The full tutorial is also available as a jupyter notebook

Basic Usage: Training, Saving, Loading, Copying

In the following example, we will train, save, and load a GBRL model incrementally. We will use the base GradientBoostingTrees class and get familiarized with the basic usage of the GBRL library. We will train a GBRL model as in supervised learning on the Diabetes dataset from sklearn.
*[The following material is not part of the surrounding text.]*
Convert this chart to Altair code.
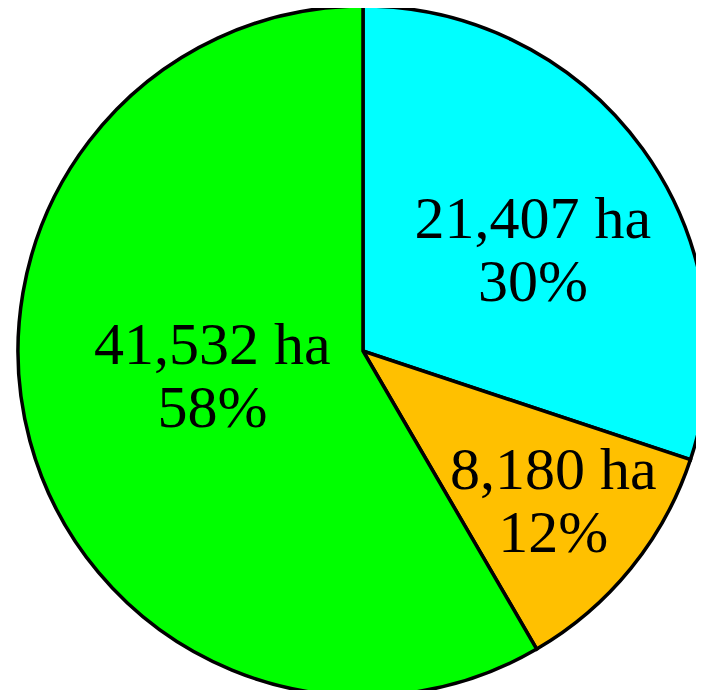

Basic imports and preprocessing

import numpy as np
import torch as th
import gymnasium as gym

from sklearn import datasets
from torch.nn.functional import mse_loss
from torch.distributions import Categorical

from gbrl import cuda_available
from gbrl.models import GBTModel, ParametricActor

Pre-process data

# CUDA is not deterministic
device = 'cuda' if cuda_available() else 'cpu'
# incremental learning dataset
X_numpy, y_numpy = datasets.load_diabetes(return_X_y=True, as_frame=False, scaled=False)
# Reshape target as GBRL works with 2D arrays
out_dim = 1 if len(y_numpy.shape) == 1 else y_numpy.shape[1]
input_dim = X_numpy.shape[1]

X, y = th.tensor(X_numpy, dtype=th.float32, device=device), th.tensor(y_numpy, dtype=th.float32, device=device)

Setting up a GBRL model

# initializing model parameters
tree_struct = {'max_depth': 4,
               'n_bins': 256,
               'min_data_in_leaf': 0,
               'par_th': 2,
               'grow_policy': 'oblivious'}

optimizer = {'algo': 'SGD',
             'lr': 1.0,
             'start_idx': 0,
             'stop_idx': out_dim}

gbrl_params = {
               "split_score_func": "Cosine",
               "generator_type": "Quantile"
              }

# setting up model
gbt_model = GBTModel(
                    input_dim=input_dim,
                    output_dim=out_dim,
                    tree_struct=tree_struct,
                    optimizers=optimizer,
                    params=gbrl_params,
                    verbose=0,
                    device=device)
gbt_model.set_bias_from_targets(y)

Incremental learning

# training for 10 epochs
n_epochs = 10
for _ in range(n_epochs):
    # forward pass - setting requires_grad=True is mandatory for training
    # y_pred is a torch tensor by default
    y_pred = gbt_model(X, requires_grad=True)
    # calculate loss - we must scale pytorch's mse loss function by 0.5 to get the correct MSE gradient
    loss = 0.5 * mse_loss(y_pred, y)
    loss.backward()
    # perform a boosting step
    gbt_model.step(X)
    print(f"Boosting iteration: {gbt_model.get_iteration()} RMSE loss: {loss.sqrt()}")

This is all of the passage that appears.